__DIRECTION__: Copy out each line that has "this" in it.

[Code that draws figures]

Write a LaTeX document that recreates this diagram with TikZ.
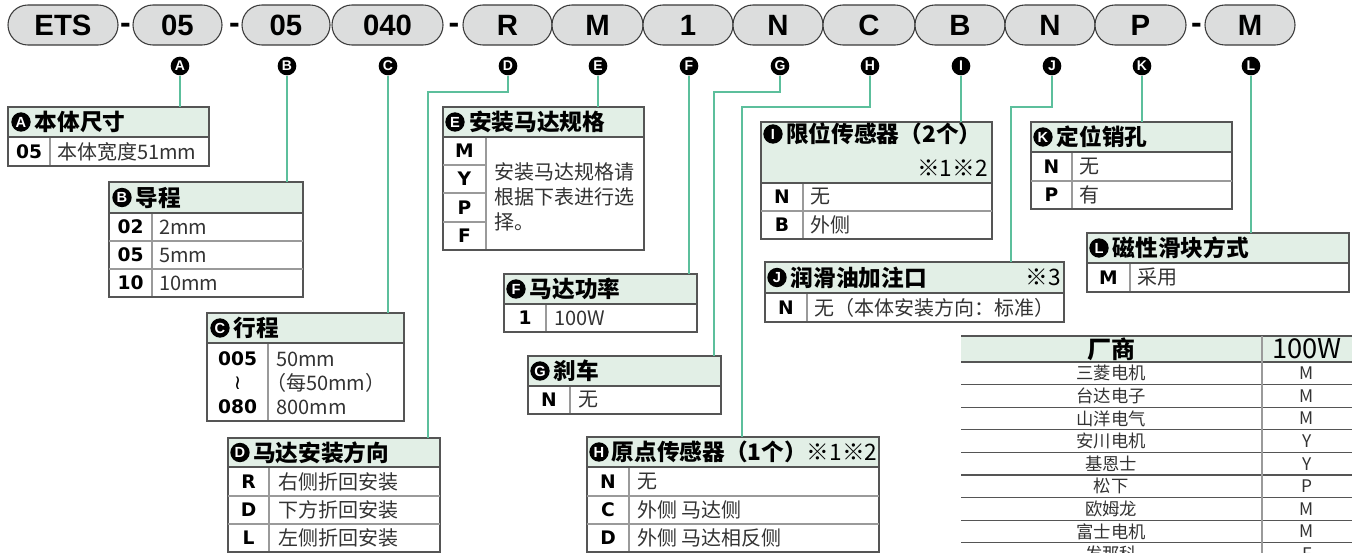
\documentclass[tikz,border=0pt]{standalone}
\usepackage{fontspec}
\setmainfont{Noto Sans CJK SC}
\newfontfamily\pillf{Liberation Sans}
\newfontfamily\codef{DejaVu Sans}
\definecolor{pillfill}{HTML}{DCDDDD}
\definecolor{pillline}{HTML}{3A3A3A}
\definecolor{hdrc}{HTML}{E2EFE6}
\definecolor{framec}{HTML}{555555}
\definecolor{rowc}{HTML}{9A9A9A}
\definecolor{leadc}{HTML}{5CBF9C}
\definecolor{txtc}{HTML}{333333}
\newcommand\tbox[6]{%
  \fill[hdrc] (#1,#2) rectangle (#3,#4);
  \draw[rowl] (#6,#4) -- (#6,#5);
  \draw[boxframe] (#1,#4) -- (#3,#4);
  \draw[boxframe] (#1,#2) rectangle (#3,#5);
}
\newcommand\nt[1]{{\mdseries #1}}
\begin{document}
\begin{tikzpicture}[x=0.75pt,y=-0.75pt,
  pill/.style={draw=pillline, fill=pillfill, line width=0.8pt, rounded corners=14.9pt,
     minimum height=30pt, inner sep=0pt, font=\pillf\bfseries\fontsize{22}{22}\selectfont},
  dashsep/.style={inner sep=0pt, anchor=base, font=\pillf\bfseries\fontsize{24}{24}\selectfont},
  lbl/.style={circle, fill=black, minimum size=14pt, inner sep=0pt, text=white,
     font=\pillf\bfseries\fontsize{10.5}{10.5}\selectfont},
  hc/.style={circle, fill=black, minimum size=14.5pt, inner sep=0pt, text=white,
     font=\pillf\bfseries\fontsize{11}{11}\selectfont},
  ht/.style={anchor=west, inner sep=0pt, font=\bfseries\fontsize{17}{19}\selectfont},
  cd/.style={inner sep=0pt, font=\codef\bfseries\fontsize{14}{14}\selectfont},
  rt/.style={anchor=west, inner sep=0pt, text=txtc, font=\fontsize{15}{16}\selectfont},
  leadline/.style={draw=leadc, line width=1pt},
  boxframe/.style={draw=framec, line width=1.2pt},
  rowl/.style={draw=rowc, line width=0.8pt},
  tabrow/.style={draw=framec, line width=0.8pt},
  th/.style={inner sep=0pt, font=\bfseries\fontsize{18}{18}\selectfont},
  thn/.style={inner sep=0pt, font=\fontsize{20.5}{20.5}\selectfont},
  td/.style={inner sep=0pt, text=txtc, font=\fontsize{13}{13}\selectfont}
]
\useasboundingbox (0,0) rectangle (1357,553);
\clip (0,0) rectangle (1357,553);
\fill[white] (0,0) rectangle (1357,553);

% ---- model code pills ----
\node[pill, minimum width=82.5pt] (p1) at (63,25) {ETS};
\node[dashsep] (d1) at (125.5,33) {-};
\node[pill, minimum width=66.75pt] (p2) at (177.5,25) {05};
\node[dashsep] (d2) at (234.5,33) {-};
\node[pill, minimum width=66pt] (p3) at (286,25) {05};
\node[pill, minimum width=83.25pt] (p4) at (387.5,25) {040};
\node[dashsep] (d3) at (454,33) {-};
\node[pill, minimum width=66.75pt] (p5) at (507.5,25) {R};
\node[pill, minimum width=68.25pt] (p6) at (597.5,25) {M};
\node[pill, minimum width=67.5pt] (p7) at (688,25) {1};
\node[pill, minimum width=67.5pt] (p8) at (778,25) {N};
\node[pill, minimum width=69pt] (p9) at (869,25) {C};
\node[pill, minimum width=67.5pt] (p10) at (960,25) {B};
\node[pill, minimum width=67.5pt] (p11) at (1050,25) {N};
\node[pill, minimum width=68.25pt] (p12) at (1140.5,25) {P};
\node[dashsep] (d4) at (1196.5,33) {-};
\node[pill, minimum width=67.5pt] (p13) at (1250,25) {M};

% ---- circled letters ----
\node[lbl] (cA) at (180,66) {A};
\node[lbl] (cB) at (287,66) {B};
\node[lbl] (cC) at (388,66) {C};
\node[lbl] (cD) at (508,66) {D};
\node[lbl] (cE) at (598,66) {E};
\node[lbl] (cF) at (689,66) {F};
\node[lbl] (cG) at (780,66) {G};
\node[lbl] (cH) at (870,66) {H};
\node[lbl] (cI) at (961,66) {I};
\node[lbl] (cJ) at (1052,66) {J};
\node[lbl] (cK) at (1142,66) {K};
\node[lbl] (cL) at (1251,66) {L};

% ---- box A ----
\tbox{8}{107}{209}{137}{166}{50}
\node[hc] (hA) at (21,122) {A};
\node[ht] (hAt) at (34.5,122) {本体尺寸};
\node[cd] (a1) at (29,151.5) {05};
\node[rt] (a1t) at (57,151.5) {本体宽度51mm};

% ---- box B ----
\tbox{109}{182}{303}{213}{297}{152}
\draw[rowl] (109,241) -- (303,241);
\draw[rowl] (109,269) -- (303,269);
\node[hc] (hB) at (122,197.5) {B};
\node[ht] (hBt) at (135.5,197.5) {导程};
\node[cd] (b1) at (130.5,227) {02};
\node[cd] (b2) at (130.5,255) {05};
\node[cd] (b3) at (130.5,283) {10};
\node[rt] (b1t) at (159,227) {2mm};
\node[rt] (b2t) at (159,255) {5mm};
\node[rt] (b3t) at (159,283) {10mm};

% ---- box C ----
\tbox{207}{313}{404}{343}{421}{268}
\node[hc] (hC) at (220,328) {C};
\node[ht] (hCt) at (233.5,328) {行程};
\node[cd] (c1) at (237.5,359) {005};
\node[inner sep=0pt, font=\codef\fontsize{15}{15}\selectfont] (c2) at (237.5,383) {≀};
\node[cd] (c3) at (237.5,407) {080};
\node[rt] (c1t) at (276,359) {50mm};
\node[rt] (c2t) at (266,383) {（每50mm）};
\node[rt] (c3t) at (276,407) {800mm};

% ---- box D ----
\tbox{228}{438}{440}{467}{552}{269}
\draw[rowl] (228,496) -- (440,496);
\draw[rowl] (228,524) -- (440,524);
\node[hc] (hD) at (240,452.5) {D};
\node[ht] (hDt) at (253,452.5) {马达安装方向};
\node[cd] (d1c) at (248.5,481.5) {R};
\node[cd] (d2c) at (248.5,510) {D};
\node[cd] (d3c) at (248.5,538) {L};
\node[rt] (d1t) at (278,481.5) {右侧折回安装};
\node[rt] (d2t) at (278,510) {下方折回安装};
\node[rt] (d3t) at (278,538) {左侧折回安装};

% ---- box E ----
\tbox{443}{107}{644}{137}{250}{486}
\draw[rowl] (443,165) -- (486,165);
\draw[rowl] (443,193) -- (486,193);
\draw[rowl] (443,222) -- (486,222);
\node[hc] (hE) at (455,122) {E};
\node[ht] (hEt) at (469,122) {安装马达规格};
\node[cd] (e1) at (464.5,151) {M};
\node[cd] (e2) at (464.5,179) {Y};
\node[cd] (e3) at (464.5,207.5) {P};
\node[cd] (e4) at (464.5,236) {F};
\node[anchor=west, inner sep=0pt, text=txtc, align=left,
      font=\fontsize{15}{18.5}\selectfont] (et) at (494,197) {安装马达规格请\\根据下表进行选\\择。};

% ---- box F ----
\tbox{504}{274}{697}{304}{332}{546}
\node[hc] (hF) at (516,289) {F};
\node[ht] (hFt) at (529.5,289) {马达功率};
\node[cd] (f1) at (525,318) {1};
\node[rt] (f1t) at (554,318) {100W};

% ---- box G ----
\tbox{528}{356}{721}{386}{414}{570}
\node[hc] (hG) at (540,371) {G};
\node[ht] (hGt) at (553.5,371) {刹车};
\node[cd] (g1) at (549,400) {N};
\node[rt] (g1t) at (578,400) {无};

% ---- box H ----
\tbox{587}{437}{879}{467}{552}{629}
\draw[rowl] (587,496) -- (879,496);
\draw[rowl] (587,524) -- (879,524);
\node[hc] (hH) at (599,452) {H};
\node[ht] (hHt) at (611.5,452) {原点传感器（1个）\nt{※1※2}};
\node[cd] (h1) at (608,481.5) {N};
\node[cd] (h2) at (608,510) {C};
\node[cd] (h3) at (608,538) {D};
\node[rt] (h1t) at (637,481.5) {无};
\node[rt] (h2t) at (637,510) {外侧 马达侧};
\node[rt] (h3t) at (637,538) {外侧 马达相反侧};

% ---- box I ----
\tbox{761}{122}{992}{183}{239}{803}
\draw[rowl] (761,211) -- (992,211);
\node[hc] (hI) at (773,134) {I};
\node[ht] (hIt) at (786,134) {限位传感器（2个）};
\node[ht, anchor=east] (hIn) at (988,168) {\nt{※1※2}};
\node[cd] (i1) at (782,197) {N};
\node[cd] (i2) at (782,225) {B};
\node[rt] (i1t) at (810,197) {无};
\node[rt] (i2t) at (810,225) {外侧};

% ---- box J ----
\tbox{765}{262}{1064}{293}{322}{807}
\node[hc] (hJ) at (777,277.5) {J};
\node[ht] (hJt) at (790.5,277.5) {润滑油加注口};
\node[ht, anchor=east] (hJn) at (1061,277.5) {\nt{※3}};
\node[cd] (j1) at (786,307.5) {N};
\node[rt] (j1t) at (814,307.5) {无（本体安装方向：标准）};

% ---- box K ----
\tbox{1031}{122}{1232}{152}{209}{1072}
\draw[rowl] (1031,181) -- (1232,181);
\node[hc] (hK) at (1043,137) {K};
\node[ht] (hKt) at (1056.5,137) {定位销孔};
\node[cd] (k1) at (1051.5,166.5) {N};
\node[cd] (k2) at (1051.5,195) {P};
\node[rt] (k1t) at (1079,166.5) {无};
\node[rt] (k2t) at (1079,195) {有};

% ---- box L ----
\tbox{1087}{233}{1349}{263}{292}{1130}
\node[hc] (hL) at (1099,248) {L};
\node[ht] (hLt) at (1112.5,248) {磁性滑块方式};
\node[cd] (l1) at (1108.5,277.5) {M};
\node[rt] (l1t) at (1137,277.5) {采用};

% ---- connectors ----
\coordinate (tA) at (180,107);
\coordinate (tB) at (287,182);
\coordinate (tC) at (388,313);
\coordinate (kD) at (428,92);
\coordinate (tD) at (428,438);
\coordinate (tE) at (598,107);
\coordinate (tF) at (689,274);
\coordinate (kG) at (714,92);
\coordinate (tG) at (714,356);
\coordinate (kH) at (742,107);
\coordinate (tH) at (742,437);
\coordinate (tI) at (961,122);
\coordinate (kJ) at (1011,107);
\coordinate (tJ) at (1011,262);
\coordinate (tK) at (1142,122);
\coordinate (tL) at (1251,233);
\draw[leadline] (cA.south) -- (tA);
\draw[leadline] (cB.south) -- (tB);
\draw[leadline] (cC.south) -- (tC);
\draw[leadline] (cD.south) |- (kD) -- (tD);
\draw[leadline] (cE.south) -- (tE);
\draw[leadline] (cF.south) -- (tF);
\draw[leadline] (cG.south) |- (kG) -- (tG);
\draw[leadline] (cH.south) |- (kH) -- (tH);
\draw[leadline] (cI.south) -- (tI);
\draw[leadline] (cJ.south) |- (kJ) -- (tJ);
\draw[leadline] (cK.south) -- (tK);
\draw[leadline] (cL.south) -- (tL);

% ---- motor table ----
\fill[hdrc] (961,336) rectangle (1352,362);
\draw[tabrow] (961,336) -- (1352,336);
\draw[boxframe] (961,362) -- (1352,362);
\foreach \i in {1,...,8} \draw[tabrow] (961,{362+22.6*\i}) -- (1352,{362+22.6*\i});
\draw[rowl] (1262,336) -- (1262,553);
\node[th] (th1) at (1111,349) {厂商};
\node[thn] (th2) at (1307,349) {100W};
\foreach \nm/\v [count=\i] in {三菱电机/M,台达电子/M,山洋电气/M,安川电机/Y,基恩士/Y,松下/P,欧姆龙/M,富士电机/M,发那科/F}{
  \node[td] (tm\i) at (1111,{362+22.6*(\i-0.5)}) {\nm};
  \node[td] (tv\i) at (1307,{362+22.6*(\i-0.5)}) {\v};
}
\end{tikzpicture}
\end{document}
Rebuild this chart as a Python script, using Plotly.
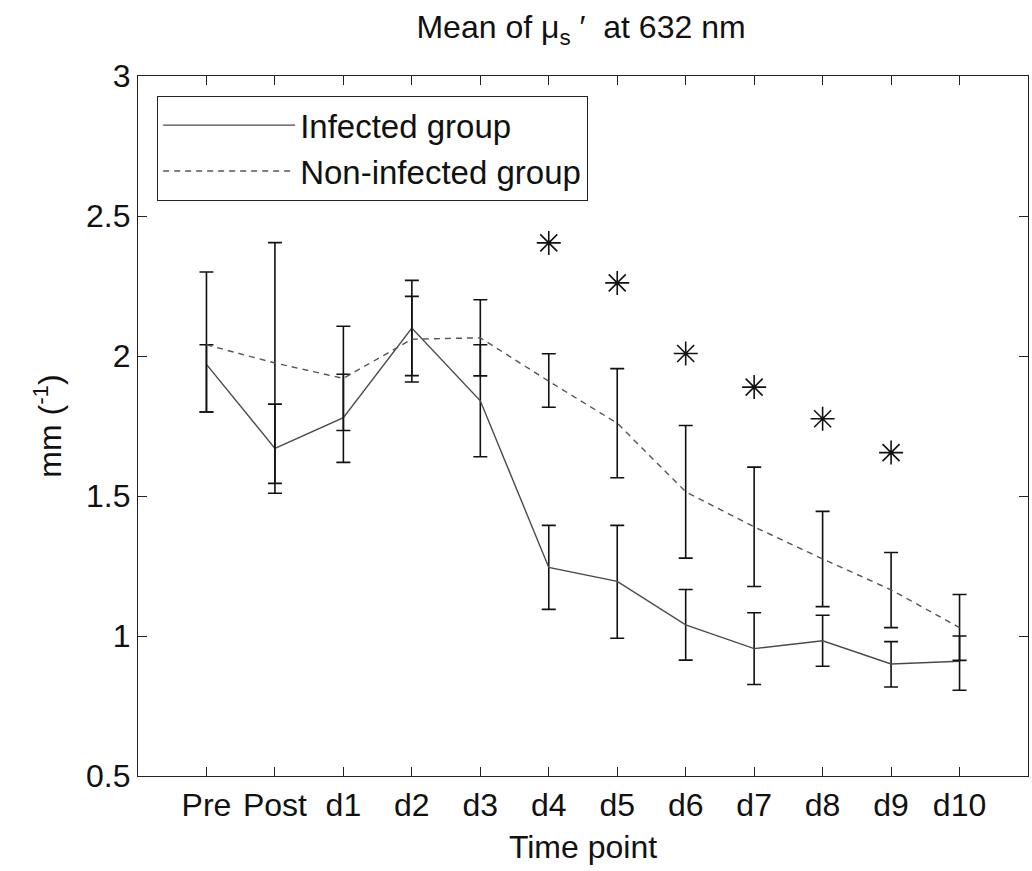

__RESPONSE BELOW__:
Write a LaTeX document that recreates this diagram with TikZ.
Rebuild this chart as a Python script, using Plotly.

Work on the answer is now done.